Neural Style Transfer
Neural Style Transfer in deep learning
What is Neural Style Transfer
Use a ‘Content’ image C and a ‘Style’ image S to generate a new image G, which has C’s content and S’s style.
What are Deep ConvNets learning?
One way we can do is visualizing.
From shallow layers to deep layers, pick a unit and find the image patches that maximize the unit’s activation (receptive field).
Then repeat for other units.
- For shallow layers, the hidden units may be activated most by images of edges (e.g.: vertical/horizontal edges in colors). —— simple
- For deep layers, the units may be activated most by images of entire objects (e.g.: images of dogs, flowers). —— complicated
Paper (Visualizing what the ConvNets are learning)
Visualizing and understanding convolutional networks
Neural Style Transfer Algorithm
By minimizing a cost function, we can generate the image $G$ we want.
- Generate a $Cost Function J(G)$
- Initialize G randomly
- Use gradient descent to minimize J(G)
Cost Function
$
J(G) = α \cdot J_{content}(C, G) + β \cdot J_{style}(S, G)
$
$J_{content}(C, G)$ measures how similar is the $content$ of image G to that of the image C
$J_{style}(S, G)$ measures how similar is the $style$ of image G to that of the image C
The Content cost function: $J_{content}(C, G)$
Target: Keep the high level feature structure of content image C
sTool: Use ConvNets to extract features (select some conv layers’ activation outputs as content)
Choose layer $l$ to compute content cost: $l$ should be the middle of the NN (neither too shallow nor too deep).
- For using hidden layer $l$ to compute content cost.
- Use a pre-trained ConvNet. (E.g., VGG network).
- Let $a^{[l](C)}$ and $a^{[l](G)}$ be the activation of layer $l$ on the images C and G.
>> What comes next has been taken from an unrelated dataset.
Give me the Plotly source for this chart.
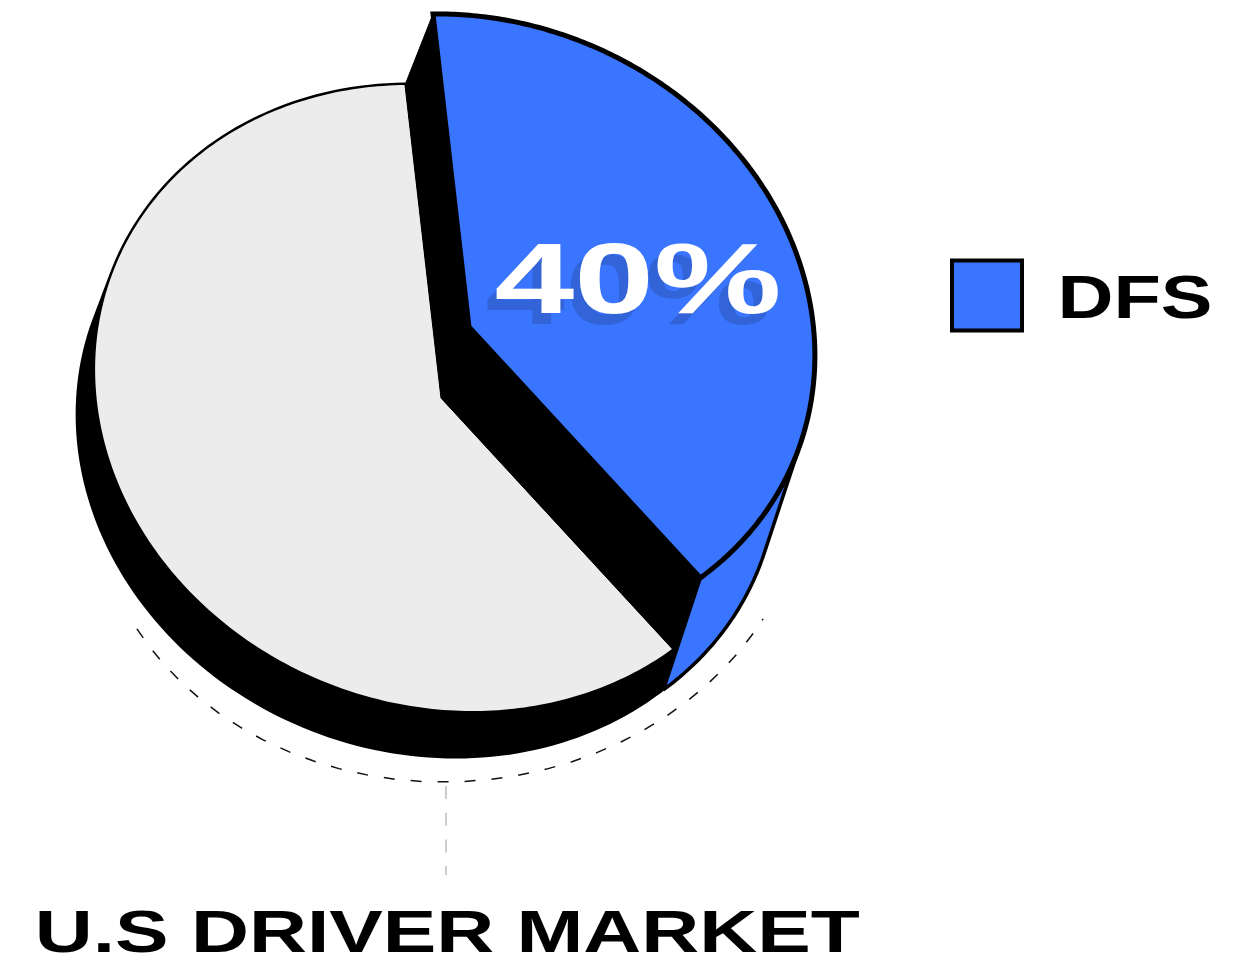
import numpy as np
import plotly.graph_objects as go

# Data
categories = ["DFS", "Other drivers"]
shares = [40, 60]
value_label = "40%"
legend_label = "DFS"
title_label = "U.S DRIVER MARKET"

BLUE = "#3a75ff"
GRAY = "#ececec"

# The pie is a circle seen through a linear map (page pixels, y down)
s_vec = np.array([-36.0, -313.0])
q_vec = np.array([344.0, -4.0])
blue_c = np.array([469.0, 327.0])
gray_c = np.array([441.0, 398.0])
gray_depth = np.array([-17.0, 45.0])
blue_depth = np.array([-37.0, 112.0])


def arc(center, t0, t1, n=240):
    t = np.linspace(t0, t1, n)
    return center + np.outer(np.cos(t), s_vec) + np.outer(np.sin(t), q_vec)


def hull(pts):
    pts = sorted(map(tuple, pts))
    def half(seq):
        out = []
        for p in seq:
            while len(out) > 1 and ((out[-1][0]-out[-2][0])*(p[1]-out[-2][1]) -
                                    (out[-1][1]-out[-2][1])*(p[0]-out[-2][0])) <= 0:
                out.pop()
            out.append(p)
        return out[:-1]
    h = half(pts) + half(pts[::-1])
    return np.array(h + [h[0]])


split = 2 * np.pi * shares[0] / sum(shares)
fig = go.Figure()


def poly(points, fill, line_color=None, width=0, name=""):
    fig.add_trace(go.Scatter(
        x=points[:, 0], y=points[:, 1], mode="lines", fill="toself", fillcolor=fill,
        line=dict(color=line_color or fill, width=width, simplify=False),
        name=name, hoverinfo="name", showlegend=False))


# dashed bracket and leader
t_d = np.linspace(np.radians(151), np.radians(29), 200)
dx = 358 * np.cos(t_d)
fig.add_trace(go.Scatter(x=450 + dx, y=475 + 307 * np.sin(t_d) - 0.016 * dx, mode="lines",
                         line=dict(color="#111111", width=1.5, dash="11px,16px"),
                         hoverinfo="skip", showlegend=False))
fig.add_trace(go.Scatter(x=[446, 446], y=[786, 875], mode="lines",
                         line=dict(color="#bdbdbd", width=1.5, dash="13px,13.7px"),
                         hoverinfo="skip", showlegend=False))

# extrusions
full = arc(gray_c, 0, 2 * np.pi)
poly(hull(np.vstack([full, full + gray_depth])), "#000000", "#000000", 5, categories[1] + " side")
blue_arc = arc(blue_c, 0, split)
blue_low = blue_arc[blue_arc[:, 1] > 300]
poly(hull(np.vstack([blue_low, blue_low + blue_depth])), BLUE, "#000000", 3.5, categories[0] + " side")

# grey top
g = arc(gray_c, split, 2 * np.pi)
poly(np.vstack([gray_c, g, gray_c]), GRAY, name=categories[1])

# wall between the two slices
g_s, g_e = gray_c + s_vec, arc(gray_c, split, split, 1)[0]
b_s, b_e = blue_c + s_vec, arc(blue_c, split, split, 1)[0]
poly(np.array([b_s, g_s, gray_c, g_e, b_e, blue_c, b_s]), "#000000", "#000000", 1, "wall")

# blue top
poly(np.vstack([blue_c, blue_arc, blue_c]), BLUE, "#000000", 5, categories[0])

# legend swatch
fig.add_trace(go.Scatter(x=[987], y=[295.5], mode="markers", name=categories[0],
                         marker=dict(symbol="square", size=70, color=BLUE,
                                     line=dict(color="#000000", width=4)),
                         showlegend=False))

ann_font = "Liberation Sans"
fig.add_annotation(x=638, y=278, text=value_label, showarrow=False,
                   font=dict(family=ann_font, size=100, color="#ffffff", weight="bold",
                             shadow="-8px 13px 0 #3264d8"))
fig.add_annotation(x=1135, y=297, text=legend_label, showarrow=False,
                   font=dict(family=ann_font, size=61, color="#000000", weight="bold"))
fig.add_annotation(x=447, y=931, text=title_label, showarrow=False,
                   font=dict(family=ann_font, size=60, color="#000000", weight="bold"))

axis = dict(visible=False, fixedrange=True)
fig.update_layout(
    width=1244, height=956, autosize=False,
    margin=dict(l=0, r=0, t=0, b=0),
    paper_bgcolor="#ffffff", plot_bgcolor="#ffffff",
    xaxis=dict(axis, range=[0, 1244]),
    yaxis=dict(axis, range=[956, 0]),
)

stretch = """
var wanted = {'40%': 287, 'DFS': 155, 'U.S DRIVER MARKET': 825};
document.querySelectorAll('.annotation-text').forEach(function (t) {
  var w = wanted[t.textContent];
  if (!w) return;
  var box = t.getBBox();
  var sx = w / box.width;
  var cx = box.x + box.width / 2;
  t.setAttribute('transform', 'translate(' + (cx * (1 - sx)) + ',0) scale(' + sx + ',1)');
});
document.body.style.margin = '0';
"""
fig.write_html("out.html", post_script=stretch, config=dict(displayModeBar=False))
- If $a^{[l](C)}$ and $a^{[l](G)}$ are similar, C and G have similar content.
$
J_{content}(C, G) = ||a^{[l](C)} - a^{[l](G)}||^2,\ it’s\ L2\ Norm\ between\ a^{[l](C)}\ and\ a^{[l](G)}
$
The Style cost function: $J_{style}(S, G)$
If using layer $l$’s activation to measure $Style$. Define $Style$ as correlation between activations across $channels$.
For a certain layer’s activation, first channel corresponds to neuron $a$, second channel corresponds to neuron $b$.
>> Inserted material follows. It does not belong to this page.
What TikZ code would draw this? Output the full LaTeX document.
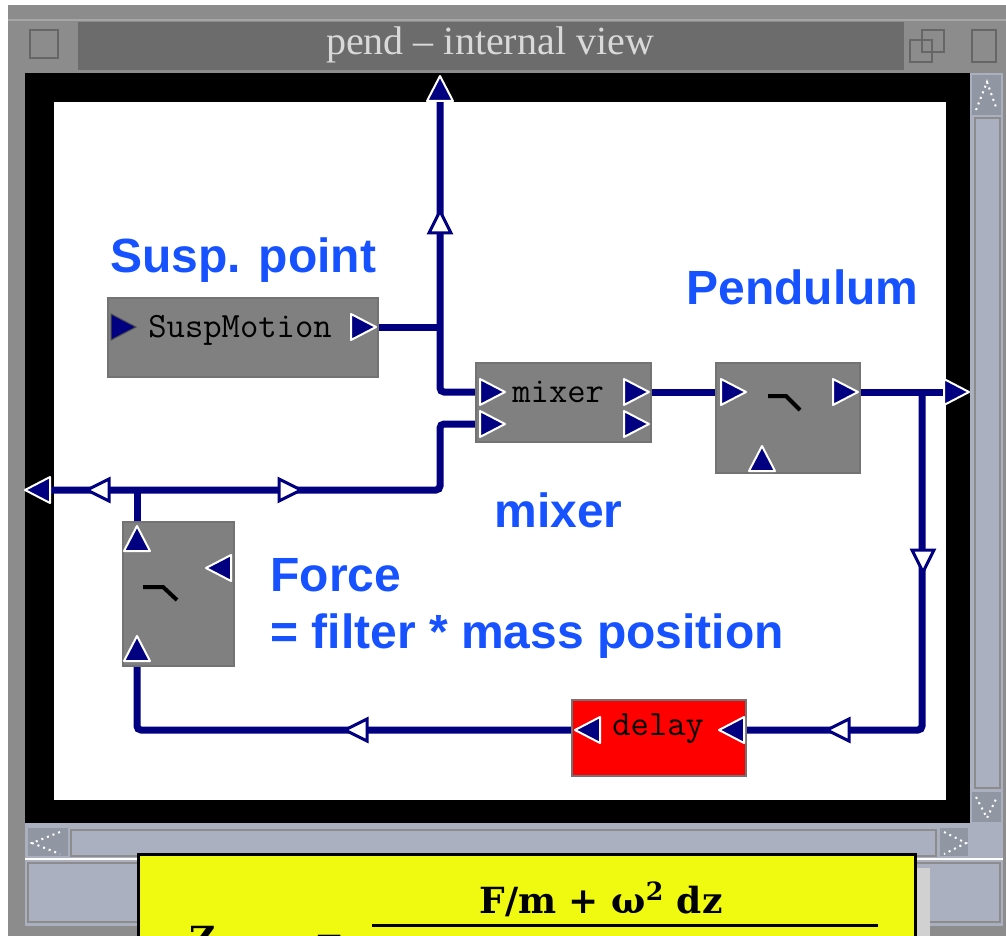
\documentclass[tikz,border=0pt]{standalone}
\usepackage{fontspec}
\usepackage{tikz}
\setmainfont{Liberation Serif}
\newfontfamily\labelfont{Liberation Sans}
\newfontfamily\formulafont{DejaVu Serif}
\definecolor{wire}{RGB}{0,0,128}
\definecolor{boxgray}{RGB}{128,128,128}
\definecolor{framegray}{RGB}{140,140,140}
\definecolor{titlegray}{RGB}{108,108,108}
\definecolor{scroll}{RGB}{170,176,192}
\definecolor{labelblue}{RGB}{22,82,255}
\definecolor{note}{RGB}{240,250,16}
\tikzset{
 wireline/.style={draw=wire,line width=3.5pt,rounded corners=2pt},
 block/.style={draw=black!55,line width=0.8pt,fill=boxgray,inner sep=0pt},
 blocktext/.style={anchor=base west,inner sep=0pt,font=\ttfamily\fontsize{17.8}{18}\selectfont},
 bluelabel/.style={anchor=base west,inner sep=0pt,text=labelblue,font=\labelfont\bfseries\fontsize{24}{26}\selectfont},
 port/.pic={\filldraw[fill=wire,draw=white,line width=1pt,line join=round] (-12,-13) -- (13,0) -- (-12,13) -- cycle;},
 inport/.pic={\filldraw[fill=wire,draw=black!70,line width=0.5pt] (-12,-13) -- (13,0) -- (-12,13) -- cycle;},
 flow/.pic={\filldraw[fill=white,draw=wire,line width=1.5pt] (-10,-11) -- (12,0) -- (-10,11) -- cycle;},
 button/.style={fill=framegray,draw=black!45,line width=0.6pt},
}

\begin{document}
\begin{tikzpicture}[x=0.5pt,y=-0.5pt]
 \clip (0,0) rectangle (1006,936);
 % window frame
 \fill[white] (0,0) rectangle (1006,936);
 \fill[framegray] (8,5) rectangle (1006,936);
 \draw[black!35,line width=0.6pt] (8,20) -- (1006,20);
 \fill[titlegray] (78,22) rectangle (905,70);
 \draw[button] (22,22) rectangle (75,70); \draw[black!60,line width=0.8pt] (30,30) rectangle (58,58);
 \draw[button] (905,22) rectangle (962,70); \draw[black!60,line width=0.8pt] (910,40) rectangle (932,62) (922,30) rectangle (944,52);
 \draw[button] (965,22) rectangle (1003,70); \draw[black!60,line width=0.8pt] (972,30) rectangle (996,62);
 \node[text=black!15,font=\fontsize{20}{22}\selectfont,inner sep=0pt] (title) at (490,45) {pend – internal view};
 % black border and canvas
 \fill[black] (25,73) rectangle (970,823);
 \fill[white] (54,102) rectangle (946,800);
 % vertical scrollbar
 \fill[scroll] (970,73) rectangle (1003,823);
 \fill[scroll!85!black] (972,75) rectangle (1001,115);
 \draw[white,dotted,line width=1pt] (976,110) -- (987,82) -- (997,110);
 \draw[black!45,line width=0.6pt] (975,118) rectangle (1000,788);
 \fill[scroll!85!black] (972,792) rectangle (1001,822);
 \draw[white,dotted,line width=1pt] (976,797) -- (987,818) -- (997,797);
 % horizontal scrollbar and bottom panel
 \fill[scroll] (25,823) rectangle (1003,930);
 \fill[scroll!85!black] (28,828) rectangle (68,856);
 \draw[white,dotted,line width=1pt] (60,832) -- (32,843) -- (60,854);
 \draw[black!45,line width=0.6pt] (71,830) rectangle (936,856);
 \fill[scroll!85!black] (940,828) rectangle (968,856);
 \draw[white,dotted,line width=1pt] (944,832) -- (966,843) -- (944,854);
 \draw[white,line width=1pt] (25,859) -- (1003,859);
 \draw[black!45,line width=0.6pt] (28,863) rectangle (1000,922);
 \fill[framegray] (8,926) rectangle (1006,936);
 % note with formula
 \fill[black!18] (915,868) rectangle (930,936);
 \filldraw[fill=note,draw=black,line width=1.5pt] (138,854) rectangle (915,950);
 \node[anchor=base,inner sep=0pt,font=\formulafont\bfseries\fontsize{18}{20}\selectfont] (num) at (601,913) {F/m + ω\textsuperscript{2} dz};
 \draw[line width=1.5pt] (372,925) -- (878,925);
 \node[anchor=base,inner sep=0pt,font=\formulafont\bfseries\fontsize{18}{20}\selectfont] (zed) at (203,952) {Z};
 \node[anchor=base,inner sep=0pt,font=\formulafont\bfseries\fontsize{18}{20}\selectfont] (eq) at (330,952) {=};
 % ports
 \coordinate (suspin) at (123,327);
 \coordinate (suspout) at (363,327);
 \coordinate (topend) at (440,89);
 \coordinate (j1) at (440,327);
 \coordinate (mixin1) at (492,392);
 \coordinate (mixin2) at (492,424);
 \coordinate (mixout1) at (636,392);
 \coordinate (mixout2) at (636,424);
 \coordinate (pendin) at (733,392);
 \coordinate (pendout) at (845,392);
 \coordinate (pendbot) at (762,459);
 \coordinate (rightend) at (956,392);
 \coordinate (j2) at (922,392);
 \coordinate (delayin) at (732,730);
 \coordinate (delayout) at (588,730);
 \coordinate (forcetop) at (137,539);
 \coordinate (forceright) at (219,568);
 \coordinate (forcebot) at (137,649);
 \coordinate (j3) at (137,490);
 \coordinate (bend) at (440,490);
 \coordinate (leftend) at (38,490);
 % wires
 \draw[wireline] (topend) |- (mixin1);
 \draw[wireline] (suspout) -- (j1);
 \draw[wireline] (mixout1) -- (pendin);
 \draw[wireline] (pendout) -- (rightend);
 \draw[wireline] (j2) |- (delayin);
 \draw[wireline] (delayout) -| (forcebot);
 \draw[wireline] (forcetop) -- (j3);
 \draw[wireline] (leftend) -- (bend) |- (mixin2);
 % flow arrows
 \pic[rotate=90] at (440,223) {flow};
 \pic at (289,490) {flow};
 \pic[rotate=180] at (99,490) {flow};
 \pic[rotate=-90] at (923,560) {flow};
 \pic[rotate=180] at (839,730) {flow};
 \pic[rotate=180] at (357,730) {flow};
 % blocks
 \node[block,minimum width=135pt,minimum height=39.5pt] (susp) at (243,337.5) {};
 \node[blocktext] (susptext) at (148,337) {SuspMotion};
 \node[block,minimum width=87.5pt,minimum height=39.5pt] (mixer) at (563.5,402.5) {};
 \node[blocktext] (mixertext) at (512,402) {mixer};
 \node[block,minimum width=72pt,minimum height=55pt] (pend) at (788,418) {};
 \draw[line width=2pt] (768,396) -- (786,396) -- (800,410);
 \node[block,minimum width=55.5pt,minimum height=72pt] (force) at (178.5,594) {};
 \draw[line width=2pt] (143,587) -- (163,587) -- (177,600);
 \node[block,fill=red,minimum width=87pt,minimum height=38pt] (delay) at (659,738) {};
 \node[blocktext] (delaytext) at (612,735) {delay};
 % port triangles
 \pic at (suspin) {inport};
 \pic at (suspout) {port};
 \pic[rotate=90] at (topend) {port};
 \pic at (mixin1) {port}; \pic at (mixin2) {port};
 \pic at (mixout1) {port}; \pic at (mixout2) {port};
 \pic at (pendin) {port}; \pic at (pendout) {port};
 \pic[rotate=90] at (pendbot) {port};
 \pic at (rightend) {port};
 \pic[rotate=180] at (leftend) {port};
 \pic[rotate=180] at (delayin) {port}; \pic[rotate=180] at (delayout) {port};
 \pic[rotate=90] at (forcetop) {port};
 \pic[rotate=180] at (forceright) {port};
 \pic[rotate=90] at (forcebot) {port};
 % labels
 \node[bluelabel] (susplabel) at (110,272) {Susp. point};
 \node[bluelabel] (pendlabel) at (686,304) {Pendulum};
 \node[bluelabel] (mixlabel) at (494,527) {mixer};
 \node[bluelabel] (forcelabel) at (270,591) {Force};
 \node[bluelabel] (filterlabel) at (270,648) {= filter * mass position};
\end{tikzpicture}
\end{document}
If first and second channel correlate, it means when there is a type of neuron $a$ in an image, there will probably be a type of neuron $b$ in that image too.
Compare the correlation between channels in input image and in generated image, we can measure how similar the style is between input image and generated image.
Style Matrix (Gram Matrix)
Let $a_{i,j,k}^{[l]}$ = activation at $(i,j,k)$. $G^{[l]}$ is $n_c^{[l]} * n_c^{[l]}$.
- For Style image: $G_{kk’}^{[l](S)} = \sum_{i=1}^{n_H^{[l]}} \sum_{j=1}^{n_W^{[l]}} a_{ijk}^{[l](S)} · a_{ijk’}^{[l](S)}$
- For Generated image: $G_{kk’}^{[l](G)} = \sum_{i=1}^{n_H^{[l]}} \sum_{j=1}^{n_W^{[l]}} a_{ijk}^{[l](G)} · a_{ijk’}^{[l](G)}$
Formula
$
For\ one\ layer:
J_{style}^{[l]}(S, G) = ||G^{[l](S)} - G^{[l](G)}||^2 = \frac{1}{(2n_H^{[l]}n_W^{[l]}n_C^{[l]})^2} \sum_{k}^{n_c^{[l]}} \sum_{k’}^{n_c^{[l]}} (G_{kk’}^{[l](S)} - G_{kk’}^{[l](G)})^2
$
$
For\ all\ layers:
J_{style}^{[l]}(S, G) = \sum_{l} \lambda^{[l]} J_{style}^{[l]}(S, G),\ where\ \lambda\ is\ a\ hyperparameter
$
Paper (Not too hard)
A neural algorithm of artistic style. Images on slide generated by Justin Johnson.